ただでさえ美味しいものを食べ続けて「体重が増える時期」といわれている春節シーズン、それが一気に期間が延び、さらに外出もままならないとなれば、自然に食べたものの吸収率も高くなる。
簡単に言えば体重が増えるのである。ある日、朝起きると母親がこちらを見ながら「あなた、太ったんじゃない…?」
そこで一気に伸びたのが「オンライン・フィットネス」。
中国は健康志向の高まりからホワイトカラー向けのフィットネスジムが増えていた。しかし、このコロナウイルスの影響で、人が集まるような場所も運営できない状況に。
また消費者側も、増えた体重を減らしに行きたいが行きたい。
そんな双方の悩みを解決したのが普及中の動画アプリであった。
中国の大手フィットネスジムであるTERA WELLNESSやWILL’S、SUPER MONKEYなどは抖音、虎牙などのショートビデオアプリの公式アカウントでオンラインでのフィットネスレクチャーを提供している。
またオンラインフィットネスを提供しているKeepでは傘下の「毎日瑜伽」、「Justin&Julie」などのブランドではヨガやフィットネススクールの内容を抖音で発信。
Keepの発表では2月5日までにすべてのフィットネスカリキュラムの合計視聴者が5650万人に達した。
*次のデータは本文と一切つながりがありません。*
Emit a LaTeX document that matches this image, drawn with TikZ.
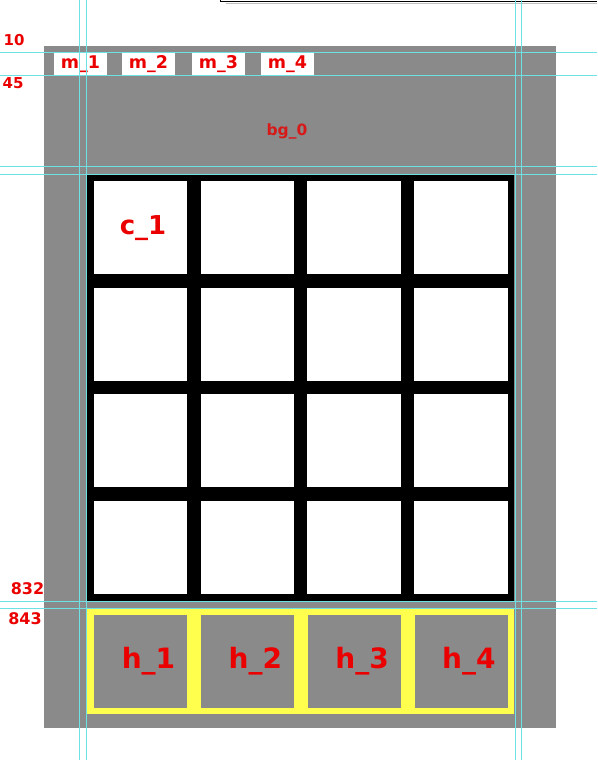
\documentclass[tikz,border=0pt]{standalone}
\usepackage{fontspec}
\setmainfont{DejaVu Sans}
\definecolor{a}{RGB}{138, 138, 138}
\definecolor{b}{RGB}{255, 255, 77}
\definecolor{c}{RGB}{235, 0, 0}
\definecolor{d}{RGB}{110, 225, 228}
\definecolor{e}{RGB}{215, 25, 25}

\begin{document}
\begin{tikzpicture}[x=1pt,y=-1pt,
	mbox/.style={fill=white,inner sep=0,minimum width=53pt,text height=15pt,text depth=7pt,text=c,font=\bfseries\fontsize{17.5}{17.5}\selectfont},
	cell/.style={fill=white,inner sep=0,minimum width=93.5pt,minimum height=93pt},
	hole/.style={fill=a,inner sep=0,minimum width=93pt,minimum height=93pt},
	tag/.style={text=c,inner sep=0,anchor=base,font=\bfseries\fontsize{16}{16}\selectfont}]
			\useasboundingbox (0,0) rectangle (597,760);
			\fill[white] (0,0) rectangle (597,760);
			\draw[line width=1.5pt] (220.5,0) -- (220.5,1.5) -- (597,1.5); % bord de fenetre
			\draw[black!25,line width=1.5pt] (226,3.5) -- (597,3.5);
			\fill[a] (44,46) rectangle (556,728); % le fond
			\foreach \i/\x in {1/80.5,2/148.5,3/218.5,4/287.5}{
				\node[mbox] (m-\i) at (\x,64) {m\_\i};}
			\node[tag,text=e,font=\bfseries\fontsize{15.5}{15.5}\selectfont] (bg-0) at (287,135) {bg\_0};
			% la grille
			\fill (87,175) rectangle (514,600.5);
			\foreach \Col in {0,...,3}{
				\foreach \Row in {0,...,3}{
					\node[cell] (c-\Row-\Col) at ({140.5+106.8*\Col},{227.5+106.7*\Row}) {};}}
			\node[tag,font=\bfseries\fontsize{26}{26}\selectfont] (c-1) at (143,234) {c\_1};
			% la barre du bas
			\fill[b] (87,608.5) rectangle (514,714);
			\foreach \i in {1,...,4}{
				\node[hole] (h-\i) at ({140.3+106.9*(\i-1)},661.5) {};
				\node[tag,font=\bfseries\fontsize{28}{28}\selectfont] (h-\i-t) at ({148.5+106.8*(\i-1)},668) {h\_\i};}
			\foreach \n/\x/\y in {10/14/45.7,45/13/88.3}{
				\node[tag,font=\bfseries\fontsize{15}{15}\selectfont] (n-\n) at (\x,\y) {\n};}
			\foreach \n/\x/\y in {832/27.5/594,843/25/624}{
				\node[tag] (n-\n) at (\x,\y) {\n};}
			% les guides
			\foreach \x in {79.5,86.5,515.5,521.5}
				\draw[d,line width=1pt] (\x,0) -- (\x,760);
			\foreach \y in {52.5,75.5,166.5,174.5,601.5,608.5}
				\draw[d,line width=1pt] (0,\y) -- (597,\y);
\end{tikzpicture}
\end{document}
ちなみにこうした視聴にかかる費用は平均29元程度とのこと。
中国ではこの「外出自粛期間」中、あらゆるサービスをオンライン、APPの活用によって補う動きが活性化している。
毎日変わらない生活を余儀なくされている消費者へのサービスを提供するとともに、新たなサービス展開を模索する。逆光の中でも「次」を見て動くたくましさが垣間見える。
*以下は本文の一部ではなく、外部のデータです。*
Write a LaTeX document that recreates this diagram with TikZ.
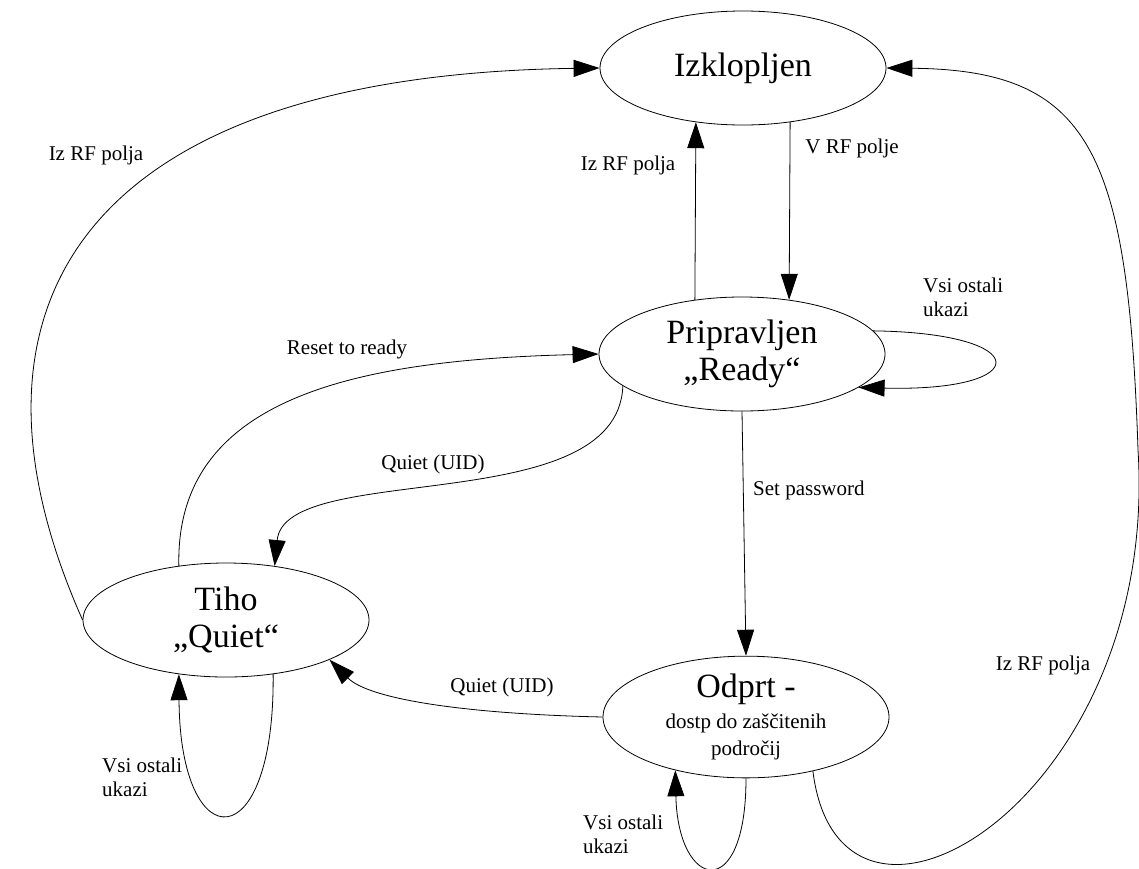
\documentclass[tikz,border=0pt]{standalone}
\usepackage{fontspec}
\setmainfont{Liberation Serif}
\usetikzlibrary{shapes.geometric,arrows.meta}
\begin{document}
\begin{tikzpicture}[x=1pt,y=-1pt,
  state/.style={draw, ellipse, line width=0.8pt, minimum width=286pt, minimum height=114pt,
    inner sep=0pt, align=center, font=\fontsize{34}{37}\selectfont},
  lbl/.style={font=\fontsize{21}{24}\selectfont, inner sep=0pt, align=left},
  conn/.style={line width=0.8pt, -{Triangle[length=26pt,width=17pt]}},
]
\useasboundingbox (0,0) rectangle (1139,868);

% states
\node[state] (izk)  at (743,68)  {Izklopljen};
\node[state] (rdy)  at (742,354) {Pripravljen\\„Ready“};
\node[state] (tiho) at (226,620) {Tiho\\„Quiet“};
\node[state] (odp)  at (746,717) {Odprt -\\[-6pt]{\fontsize{21}{23}\selectfont dostp do zaščitenih}\\[-10pt]{\fontsize{21}{23}\selectfont področij}};

% transition labels
\node[lbl] (lIzTop)   at (96,155)  {Iz RF polja};
\node[lbl] (lIzMid)   at (628,165) {Iz RF polja};
\node[lbl] (lVRF)     at (852,148) {V RF polje};
\node[lbl, anchor=north west] (lRdyLoop) at (923,278) {Vsi ostali\\ukazi};
\node[lbl] (lReset)   at (347,349) {Reset to ready};
\node[lbl] (lQuiet1)  at (433,464) {Quiet (UID)};
\node[lbl, anchor=west] (lSetPw) at (753,490) {Set password};
\node[lbl] (lIzRight) at (1043,665) {Iz RF polja};
\node[lbl] (lQuiet2)  at (502,687) {Quiet (UID)};
\node[lbl, anchor=north west] (lTihoLoop) at (102,758) {Vsi ostali\\ukazi};
\node[lbl, anchor=north west] (lOdpLoop)  at (583,815) {Vsi ostali\\ukazi};

% transitions
\draw[conn] (izk.-49) -- (rdy.49);
\draw[conn] (rdy.131) -- (izk.-131);
\draw[conn] (rdy.10) .. controls (1035,333) and (1035,392) .. (rdy.-16);
\draw[conn] (rdy.-165) .. controls (618,520) and (285,460) .. (tiho.48);
\draw[conn] (tiho.131) .. controls (175,400) and (350,360) .. (rdy.west);
\draw[conn] (rdy.south) -- (odp.north);
\draw[conn] (odp.west) .. controls (470,714) and (370,700) .. (tiho.-21);
\draw[conn] (tiho.-49) .. controls (275,860) and (180,860) .. (tiho.-131);
\draw[conn] (odp.south) .. controls (746,905) and (678,890) .. (odp.-143);
\draw[conn] (tiho.west) .. controls (-60,300) and (90,75) .. (izk.west);
\draw[conn] (odp.-39) .. controls (840,990) and (1160,800) .. (1138,450)
                      .. controls (1128,150) and (1090,70) .. (izk.east);
\end{tikzpicture}
\end{document}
「そろそろ切らないと……」をターゲットにしたプロモが
外出できずにいると困るも一つの悩みが「髪」だ。
ヘアスタイルは外出せず、人に会うこともまばらなため我慢もできるが、伸びすぎた髪をどうするのか?という問題は切実である。
そこで伸びたのが「髪の切り方」動画、そして自宅で髪を切ることのできる道具の売り上げである。
「B站」の愛称で知られる動画サイトBilibili動画では「理髪」というキーワードの動画が急に視聴数をあげている。
出所:月销8.9万!数十万人在线学理发,美发工具成最大赢家?
またWeibo上では「もしヘアサロンが開かなければ、全国の男性がみんな“流星花園”(神尾葉子の漫画『花より男子』を原作にしたドラマ)になってしまう」という投稿が8万転載されている。
このドラマは2001年から台湾で放送されており、主役を務めるアイドルグループF4の男性4人がみんな長髪であったことに例えたものだ。
こうした状況に躍起づいたのは、家庭用理髪機、要は電動バリカンを扱う家電メーカー。アリババグループのデータ会社「騰魚」は、不完全な統計としながらも、2月の理髪機広告が50商品以上に達したと明かしているほど、自宅に閉じ込められた若者、特に男子に向けたプロモーションに力を注いでいる模様だ。
多くのケース、抖音やbilibiliなどの人気の動画アプリと提携してのサービス展開を積極的に行っている模様。ここに今後中国向けの情報発信のツボも見えてくる気がする。